ICBC Puts up First Market Risk Management System in China
OREANDA-NEWS. March 18, 2011. Earlier, ICBC announced the successful implementation of its independently developed global market risk management system in the Bank. The system, the first in the country independently developed by a Chinese bank and successfully implemented, marks the beginning of other banks in China to set up similar system, and one major achievement of ICBC in the quantitative management of market risk. Industry insiders comment that the successful implementation of the system helps drive the risk management and control of ICBC to a new milestone and find a new way for banks in China to be independent on the innovation in market risk management, reported the press-centre of ICBC.
Market risk mainly refers to the risk of loss to a bank's business, in-balance sheet or off-balance sheet, as a result of the unfavorable changes in the interest rates, foreign exchange rates, stock prices and commodity prices. During the 2008's financial crisis around the world, it was exactly the market risk that rendered the major international banks badly hit. With the continued globalization of the world economy and financial market, and China's reform in RMB exchange rate regime and progress of interest rate marketization, market risk is now an important type of risk affecting the domestic commercial banks, demanding higher requirement to commercial banks on risk management.

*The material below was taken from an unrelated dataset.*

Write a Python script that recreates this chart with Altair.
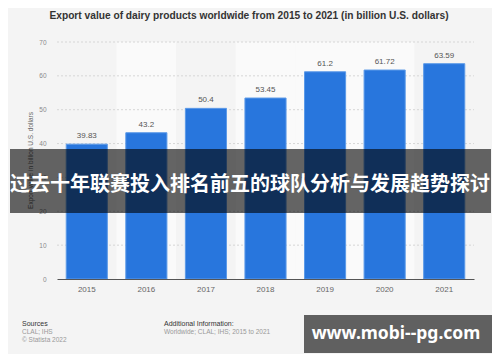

As related, ICBC's market risk management system has three large databases for parameter data, transaction data and market data. The system, once in production, measures and monitors the market risks on the transaction accounts, financial services and products. Daily functions of the system cover the measurement and management of market risk: Value at Risk (VaR), stress testing, return checking, limit management, capital calculation and risk reporting. The system achieves the goal of managing market risk in all branches and enhances the market risk management in ICBC significantly.

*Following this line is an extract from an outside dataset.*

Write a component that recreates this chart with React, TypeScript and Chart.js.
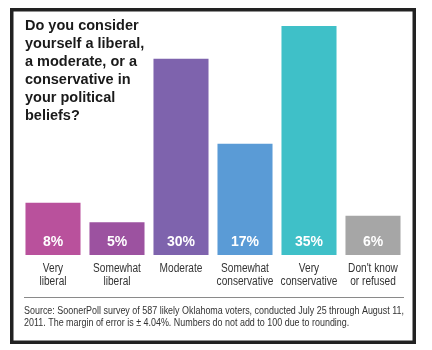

As related by an executive with ICBC, ICBC bought market risk management system from an outside party before this new system in production. To a certain extent, the old system helps improve ICBC's quantitative market risk management. However, as business moving on and higher management requirement, it is difficult to get the core technology from outside party's system, and it turns out to be a technology constraint for ICBC to improve its market risk management. Hence, beginning from 2008, ICBC focuses on the future and takes bold steps to start the project to develop its own system without any domestic precedent to follow. The goal is to build a top-of-the-class market risk management scheme and make an active attempt in this area.
In more than two years of efforts ICBC has been successful in independently developing its own system by combining methodology, system development and team-building. Through independent development, the first point is that ICBC sets up its own methodology for market risk measurement covering primary products, standard derivative products, complex derivative products, and moves gradually to set up own pricing valuation model, a significant boost to ICBC's capability in pricing and valuation on financial products. The other point is to totally break off reliance on the system and model bought from outside parties through unified market risk data management and measurement system independently developed. Upgrade to the system and optimization on the model will be on-going in line with the progress of financial services and changes in the risk trend. Moreover, during this process, ICBC has accumulated a vast number of risk management technologies and IT development experience, and built a team of very professional staffs.
The implementation of New Capital Accord is the main line for ICBC to step up its efforts to improve risk management capability, said the ICBC executive. In the next step, ICBC will leverage its strong technical strength to forge ahead with determination to improve risk management in all branches by continual efforts on the risk management, risk quantification management.